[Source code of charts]
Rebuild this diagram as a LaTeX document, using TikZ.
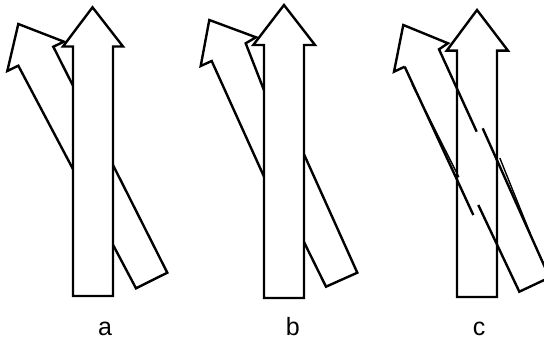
\documentclass[tikz,border=0pt]{standalone}
\usepackage{fontspec}
\setmainfont{Liberation Sans}
\begin{document}
\begin{tikzpicture}[x=1pt,y=-1pt,
  outline/.style={draw=black,line width=2.4pt,line join=miter,line cap=butt},
  solid arrow/.style={outline,fill=white},
  thin double/.style={draw=black,line width=1.4pt},
  label text/.style={font=\fontsize{25}{27}\selectfont,anchor=base,inner sep=0pt}]
\useasboundingbox (0,0) rectangle (544,339);
\clip (0,0) rectangle (544,339);

% ---- panel a: tilted arrow wholly behind the vertical one
\draw[solid arrow] (18.3,24) -- (64,41.7) -- (53.3,46.7) -- (167.3,272.7) -- (136,288.3) -- (18.3,65.7) -- (7.3,71) -- cycle;
\draw[solid arrow] (73,296) -- (73,46.5) -- (63,46.5) -- (92.5,7.3) -- (123,46.5) -- (113,46.5) -- (113,296) -- cycle;

% ---- panel b: the two visible parts of the tilted arrow are offset
\draw[solid arrow] (200.7,66) -- (209.3,20) -- (256,37.3) -- (245.7,43.3) -- (280,131.3) -- (280,212) -- (211.7,61) -- cycle;
\draw[solid arrow] (290,123.2) -- (357.3,272.7) -- (326,286.7) -- (290,213.7) -- cycle;
\draw[solid arrow] (264,298) -- (264,45) -- (253.3,45) -- (284,5) -- (315,45) -- (304,45) -- (304,298) -- cycle;

% ---- panel c: outlines only, edges seen through the vertical arrow
\draw[outline] (457,297) -- (457,50.7) -- (446.7,50.7) -- (477,10) -- (508,50.7) -- (497,50.7) -- (497,297) -- cycle;
\draw[outline] (404.7,66.7) -- (394,71.7) -- (403.3,25) -- (448,43.3) -- (439,49.3) -- (476.7,131.7);
\draw[outline] (404.7,66.7) -- (473.3,215);
\draw[outline] (482.7,128.3) -- (549.5,277.5) -- (519.3,291.7) -- (478.3,205);
\draw[thin double] (412,84) -- (458.8,177);
\draw[thin double] (499.8,158) -- (530,233);

% ---- labels
\node[label text] (la) at (105,335) {a};
\node[label text] (lb) at (292.7,335) {b};
\node[label text] (lc) at (479,335) {c};
\end{tikzpicture}
\end{document}
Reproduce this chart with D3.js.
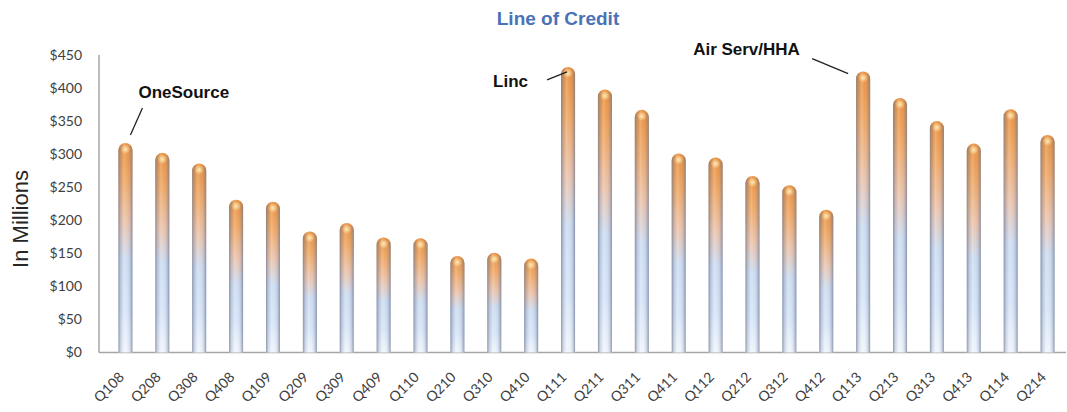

__What needs to be done__
Word for word, give again the lines from the first entry to the line with "(113,296) -- cycle;", inclusive. Exclude the pictures.

__The reply__
Rebuild this diagram as a LaTeX document, using TikZ.
\documentclass[tikz,border=0pt]{standalone}
\usepackage{fontspec}
\setmainfont{Liberation Sans}
\begin{document}
\begin{tikzpicture}[x=1pt,y=-1pt,
  outline/.style={draw=black,line width=2.4pt,line join=miter,line cap=butt},
  solid arrow/.style={outline,fill=white},
  thin double/.style={draw=black,line width=1.4pt},
  label text/.style={font=\fontsize{25}{27}\selectfont,anchor=base,inner sep=0pt}]
\useasboundingbox (0,0) rectangle (544,339);
\clip (0,0) rectangle (544,339);

% ---- panel a: tilted arrow wholly behind the vertical one
\draw[solid arrow] (18.3,24) -- (64,41.7) -- (53.3,46.7) -- (167.3,272.7) -- (136,288.3) -- (18.3,65.7) -- (7.3,71) -- cycle;
\draw[solid arrow] (73,296) -- (73,46.5) -- (63,46.5) -- (92.5,7.3) -- (123,46.5) -- (113,46.5) -- (113,296) -- cycle;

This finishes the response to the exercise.